Today, large vertically integrated electricity service providers are exploring how to embrace storage along with utility-scale and traditional rooftop PV applications. More than a quarter of respondents (27%) are either running or developing an energy storage pilot programme, almost half (45%) have it on their technology roadmap, while 28% are not planning for energy storage at this time.
While still expensive, energy storage is declining in cost rapidly. Li-ion is the current dominant technology and is seeing cost declines similar to what the industry experienced with solar PV over the past decade. Li-ion batteries used on the power grid are the same as those in electric vehicles. As the electric vehicle market has grown, the scale-up of battery manufacturing capacity to support that market has support cost declines and innovation in the use of battery energy storage on the power grid.
According to global research organisation, GTM Research, energy storage adoption in the US has experienced dramatic growth since 2012 and is expected to reach 2,5 GW by 2022, eleven times the size of the market in 2016, which totalled 231 MW. Furthermore, the energy storage market in the US is expected to grow nine-fold from 2016 to $3,1-billion in 2022. Revenues from energy storage in 2017 are expected to grow by 43% over 2016, with a cumulative market revenue between 2017 and 2022 to reach $10,4-billion.
Battery producers like Tesla, Samsung SDI, Panasonic, BYD, LG Chem and more are ramping up capacity to address rising demand from electric vehicle production, as well as residential, commercial and increasingly, utility-scale storage applications.
Changing the electricity landscape
Distributed energy resources, such as microgrids, are driving change within the electric industry worldwide as both energy consumers and electric service providers are diversifying how power is generated and delivered. Spurred on by the public embrace of clean energy, falling prices and regulatory subsidies; solar photovoltaics, battery energy storage and microgrids are being deployed in more places across the electric system.
This movement is requiring utilities across the globe to transform their traditional centralised networks into flexible, distributed and integrated power networks that are evolving from demonstration and pilot phases to solid, longer-term investments that play an important part in evolving new business models.

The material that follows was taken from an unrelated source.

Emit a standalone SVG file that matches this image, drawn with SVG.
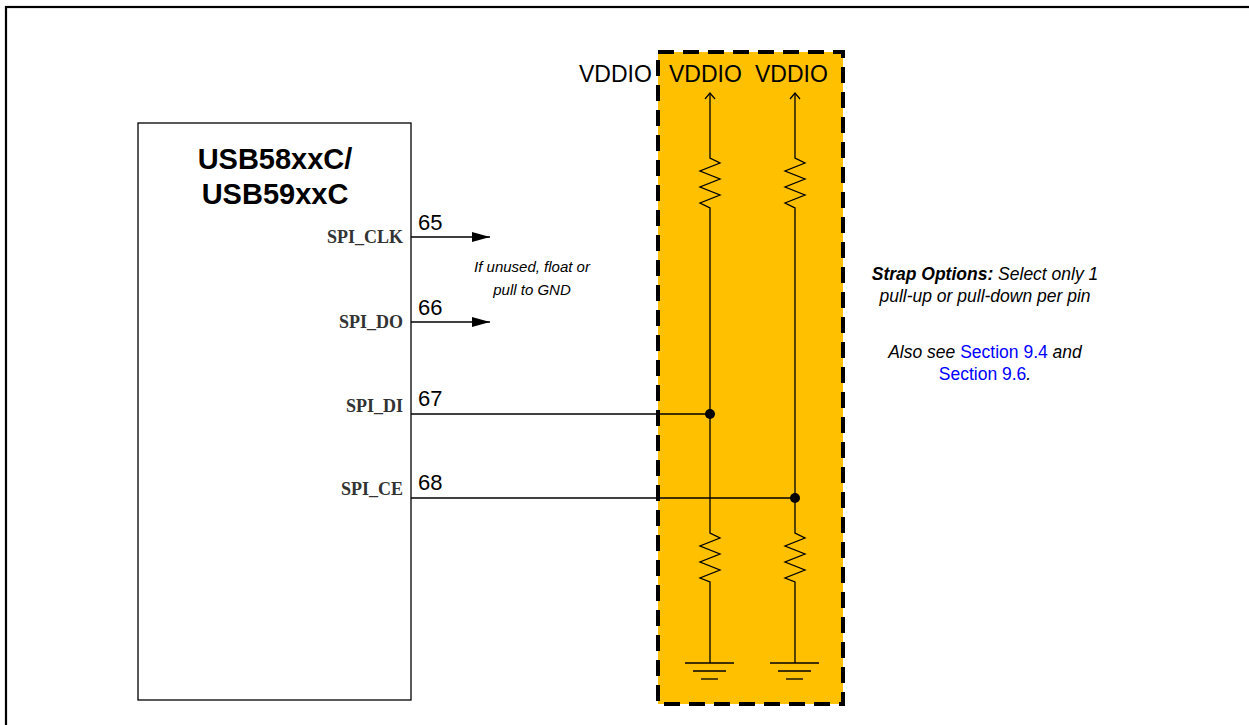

As many of these efforts move forward, organisations are working through project complexities to achieve the most economical design and implementation for its distributed energy and microgrid customers, while at the same time seeking to maximise benefit from existing grid investments.
This is beginning to happen in San Diego, California, at the Marine Corps Air Station Miramar, where the military base is in the process of establishing its own energy network that provides it with the assurance and reliability needed to keep its operations in motion should regional blackouts occur or if the local power grid is compromised. Along with that, the base will also be in a better position to reduce demand charges and manage its electric load more efficiently while also contributing power to the grid.
Black & Veatch and Schneider Electric have designed and are now building an advanced microgrid that takes advantage of existing solar PV and landfill methane gas that already provides a combined 4,8 MW of power; the addition of diesel and natural gas generators is expected to produce another 7 MW of power.
By incorporating synchronised flow batteries in the future, in conjunction with an integrated energy controls system, the base will not only be able to manage its own power, but will also be able to distribute it more efficiently across its own grid, providing significant opportunities to save money and streamline energy use.